Chronique

Erik Truffaz
The Dawn

Blue - 1998

The Dawn est l’œuvre du quartet dont fait partie le trompettiste Erik Truffaz – du moins celui avec lequel il officia jusqu’à Bending New Corners. Celui-ci est composé de Patrick Muller au clavier, Marcello Guiliani à la basse électro-acoustique et contrebasse, Marc Erbetta aux percussions et notre fameux trompettiste suisse. Album jazz de haut vol, de facture relativement classique si ce n’est le flow rappé mais doux au possible de Nya qui joue les funambules sur le fil fragile déroulé par les musiciens. Plus qu’un invité discret, contrairement à ce que pouvait laisser croire son statut de  »special vocal guest », Nya participe quasiment à tous les morceaux, conférant quelque chose comme une agréable nonchalance à The Dawn.

Le premier morceau introductif et bref est l’occasion pour le rappeur de se présenter.
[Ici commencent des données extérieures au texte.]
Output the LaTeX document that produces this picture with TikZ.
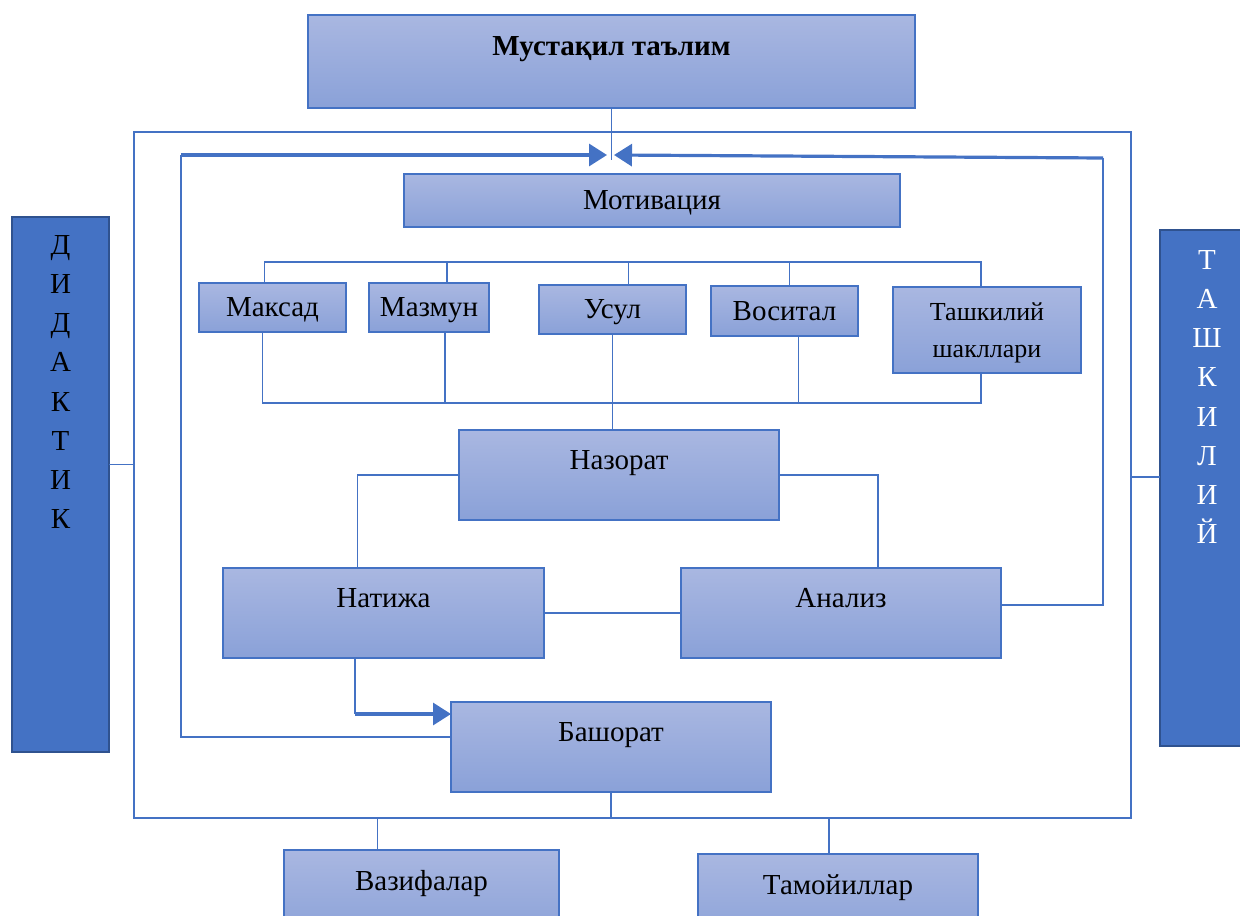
\documentclass[tikz,border=0pt]{standalone}
\usepackage{fontspec}
\setmainfont{Liberation Serif}
\usepackage{tikz}
\usetikzlibrary{positioning,arrows.meta}
\definecolor{boxtop}{HTML}{A9B7E1}
\definecolor{boxbottom}{HTML}{8AA1D8}
\definecolor{boxline}{HTML}{4472C4}
\definecolor{barfill}{HTML}{4472C4}
\definecolor{barline}{HTML}{2F528F}
\tikzset{
    grad-box/.style = {draw=boxline, line width=0.9pt, top color=boxtop, bottom color=boxbottom, rectangle, inner sep=0pt, outer sep=0pt, align=center, text depth=0pt, font=\fontsize{14.5}{17}\selectfont},
    one-line/.style = {text height=9pt},
    box-text/.style = {inner sep=3pt, font=\fontsize{14.5}{17}\selectfont},
    side-bar/.style = {draw=barline, line width=1.2pt, fill=barfill, rectangle, inner sep=0pt, outer sep=0pt},
    bar-letters/.style = {align=center, inner sep=0pt, font=\fontsize{14.5}{19.6}\selectfont},
    wire/.style = {draw=boxline, line width=0.7pt},
    thick-arrow/.style = {draw=boxline, line width=1.6pt, -{Triangle[length=9pt,width=11pt]}},
}

\begin{document}
\begin{tikzpicture}[x=0.5pt, y=-0.5pt]
\clip (0,0) rectangle (1240,915);
% boxes
\node[grad-box, minimum width=303.5pt, minimum height=46.5pt] (title) at (611.5,61.5) {};
\node[box-text, below=7.5pt, font=\fontsize{14.5}{17}\selectfont\bfseries] (title-text) at (title.north) {Мустақил таълим};
\node[grad-box, one-line, minimum width=248pt, minimum height=26.5pt] (motiv) at (652,200.5) {Мотивация};
\node[grad-box, one-line, minimum width=73.5pt, minimum height=24.5pt] (maksad) at (272.5,307.5) {Максад};
\node[grad-box, one-line, minimum width=60pt, minimum height=24.5pt] (mazmun) at (429,307.5) {Мазмун};
\node[grad-box, one-line, minimum width=73.5pt, minimum height=24.5pt] (usul) at (612.5,309.5) {Усул};
\node[grad-box, one-line, minimum width=73.5pt, minimum height=25pt] (vosital) at (784.5,311) {Воситал};
\node[grad-box, minimum width=94pt, minimum height=43pt, font=\fontsize{13}{18.5}\selectfont] (tashkil) at (987,330) {Ташкилий\\шакллари};
\node[grad-box, minimum width=160pt, minimum height=45pt] (nazorat) at (619,475) {};
\node[box-text, below=7pt] (nazorat-text) at (nazorat.north) {Назорат};
\node[grad-box, minimum width=160.5pt, minimum height=45pt] (natija) at (383.5,613) {};
\node[box-text, below=7pt] (natija-text) at (natija.north) {Натижа};
\node[grad-box, minimum width=160pt, minimum height=45pt] (analiz) at (841,613) {};
\node[box-text, below=7pt] (analiz-text) at (analiz.north) {Анализ};
\node[grad-box, minimum width=160pt, minimum height=45pt] (bashorat) at (611,747) {};
\node[box-text, below=7pt] (bashorat-text) at (bashorat.north) {Башорат};
\node[grad-box, minimum width=137.5pt, minimum height=45pt] (vazifa) at (421.5,895) {};
\node[box-text, below=7pt] (vazifa-text) at (vazifa.north) {Вазифалар};
\node[grad-box, minimum width=140pt, minimum height=45pt] (tamoy) at (838,899) {};
\node[box-text, below=7pt] (tamoy-text) at (tamoy.north) {Тамойиллар};
% side bars
\node[side-bar, minimum width=48.5pt, minimum height=267.5pt] (didaktik) at (60.5,484.5) {};
\node[bar-letters, below=9pt] (didaktik-text) at (didaktik.north) {Д\\И\\Д\\А\\К\\Т\\И\\К};
\node[side-bar, minimum width=47pt, minimum height=258pt] (tashkiliy) at (1207,488) {};
\node[bar-letters, below=10pt, text=white] (tashkiliy-text) at (tashkiliy.north) {Т\\А\\Ш\\К\\И\\Л\\И\\Й};
% frame and loop
\coordinate (frame-tl) at (134,132);
\coordinate (frame-br) at (1131,818);
\coordinate (loop-tl) at (181,155);
\coordinate (loop-bl) at (181,737);
\coordinate (loop-tr) at (1103,158);
\coordinate (loop-br) at (1103,605);
\coordinate (tip-l) at (607,155);
\coordinate (tip-r) at (614,155);
\coordinate (top-bar) at (0,262);
\coordinate (low-bar) at (0,403);
\coordinate (bend) at (355,714);
\draw[wire] (frame-tl) rectangle (frame-br);
\draw[wire] (title.south) -- ([yshift=-26pt]title.south);
\draw[thick-arrow] (loop-tl) -- (tip-l);
\draw[thick-arrow] (loop-tr) -- (tip-r);
\draw[wire] (loop-tl) -- (loop-bl) -- (loop-bl -| bashorat.west);
\draw[wire] (loop-tr) -- (loop-br) -- (loop-br -| analiz.east);
\draw[wire] ([yshift=10pt]didaktik.east) -- ([yshift=10pt]didaktik.east -| frame-tl);
\draw[wire] ([yshift=5.5pt]tashkiliy.west) -- ([yshift=5.5pt]tashkiliy.west -| frame-br);
% branches
\draw[wire] ([xshift=-4pt]maksad.north) -- ([xshift=-4pt]maksad.north |- top-bar) -- ([xshift=-3pt]tashkil.north |- top-bar) -- ([xshift=-3pt]tashkil.north);
\draw[wire] ([xshift=9pt]mazmun.north) -- ([xshift=9pt]mazmun.north |- top-bar);
\draw[wire] ([xshift=8pt]usul.north) -- ([xshift=8pt]usul.north |- top-bar);
\draw[wire] ([xshift=2.5pt]vosital.north) -- ([xshift=2.5pt]vosital.north |- top-bar);
\draw[wire] ([xshift=-5pt]maksad.south) -- ([xshift=-5pt]maksad.south |- low-bar) -- ([xshift=-3pt]tashkil.south |- low-bar) -- ([xshift=-3pt]tashkil.south);
\draw[wire] ([xshift=8pt]mazmun.south) -- ([xshift=8pt]mazmun.south |- low-bar);
\draw[wire] ([xshift=7pt]vosital.south) -- ([xshift=7pt]vosital.south |- low-bar);
\draw[wire] (usul.south) -- (usul.south |- nazorat.north);
% lower part
\draw[wire] (nazorat.west) -| ([xshift=-13pt]natija.north);
\draw[wire] (nazorat.east) -| ([xshift=18.5pt]analiz.north);
\draw[wire] (natija.east) -- (analiz.west);
\draw[wire] (natija.south -| bend) -- (bend);
\draw[thick-arrow] (bend) -- (bend -| bashorat.west);
\draw[wire] (bashorat.south) -- (bashorat.south |- frame-br);
\draw[wire] ([xshift=-22pt]vazifa.north) -- ([xshift=-22pt]vazifa.north |- frame-br);
\draw[wire] ([xshift=-4.5pt]tamoy.north) -- ([xshift=-4.5pt]tamoy.north |- frame-br);
\end{tikzpicture}
\end{document}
Nous ne nous attarderons pas autant sur les autres titres de l’album mais ce ‘Bukowsky-Part 1’ semble mériter d’être étudié de près car symptomatique de la place occupée par le rappeur sur l’ensemble du disque. Que nous révèle donc ce morceau ? En un, l’intention qu’a Nya d’aromatiser l’album de prestations aux essences similaires à celles de la meilleure herbe. ‘‘I’ve got verbal herb for your mind, ’cause I’m the bush doctor ». Parfum envoûtant mais aussi persistant. Deux, qu’addi(c)tif il sera, respectant toujours la circulation des échanges entre les instruments et sa voix. Révélateur : la phrase citée précédemment, une fois suspendue en cours de diction, afin de laisser transiter le son de la trompette. Enfin, en trois, patchwork culturel au programme quand viennent se télescoper dans une seule et même phrase les noms de l’écrivain Charles Bukowsky et de Foxy Brown, personnage de « blaxploitation » joué par l’actrice Pam Grier.

Le morceau suivant, ‘Yuri’s Choice’, connaît un démarrage admirable. Piano en ouverture, on attend alors un développement mais Patrick Muller se contente de reproduire quelques notes. Puis c’est au tour de Nya de venir bredouiller deux, trois mots au microphone et là aussi on pressent qu’il va se lancer sur l’instrumental. Eh bien non ! C’est finalement la trompette de Truffaz qui intervient et qui, progressivement, s’emballe permettant au morceau de s’épanouir, aux musiciens de déployer leur musique. Ambiance humide et fraîche sur ‘Wet In Paris’. Dans son album précédent,  »Out Of A Dream », Truffaz proposait déjà, de façon quasi-similaire, ce morceau. Toutefois sans la prestation de Nya, ce qui impliquait un plus intense pouvoir de suggestion chez l’auditeur. Pas de météo du cœur pour Nya, de couples trempés sous un parapluie qui se disent adieu sur les Grands Boulevards de la capitale mais un beau poème, il me semble engagé, en tout cas regorgeant d’espoir dans le second couplet ensoleillé. Le pianiste exécute une composition entêtante, complice de celle de Truffaz et se prolongeant plusieurs minutes après que Nya soit intervenu au microphone. Le rappeur-poète n’aura, par contre, aucun support musical sur l’interlude ‘Slim Pickings’. Un titre a capella, dans la grande tradition du slam.

Le dernier titre de l’album, nommé ‘Free Stylin », pratique l’heureuse fusion d’une discipline – le freestyle – chère au jazz comme au rap. Pour cette raison au moins il constitue une curiosité à ne pas manquer. Il est, par ailleurs, très réussi. On sent le quartet très à l’aise aussi quand il s’agit d’évoluer sans partition. Chacun tire son épingle du jeu, livrant par petites touches successives le fruit de son talent sans jamais négliger l’importance du tout musical.

Le disque suivant, Bending New Corners, viendra confirmer l’importance révélée par The Dawn du quartet – toujours accompagné de Nya – sur la planète jazz. Puis celui-ci se sépare, Erik Truffaz se tournant d’avantage vers la musique orientale avec toujours beaucoup de réussite. Pour l’anecdote on peut rappeler sa collaboration le temps d’un maxi de remix du titre ‘Magrouni’ avec le producteur français Imhotep. Nya disparaît alors des disques du trompettiste jusqu’à cette année qui marque, avec la sortie de Saloua, le grand retour du rappeur sur les compositions de Truffaz accompagné de ses nouveaux acolytes musicaux.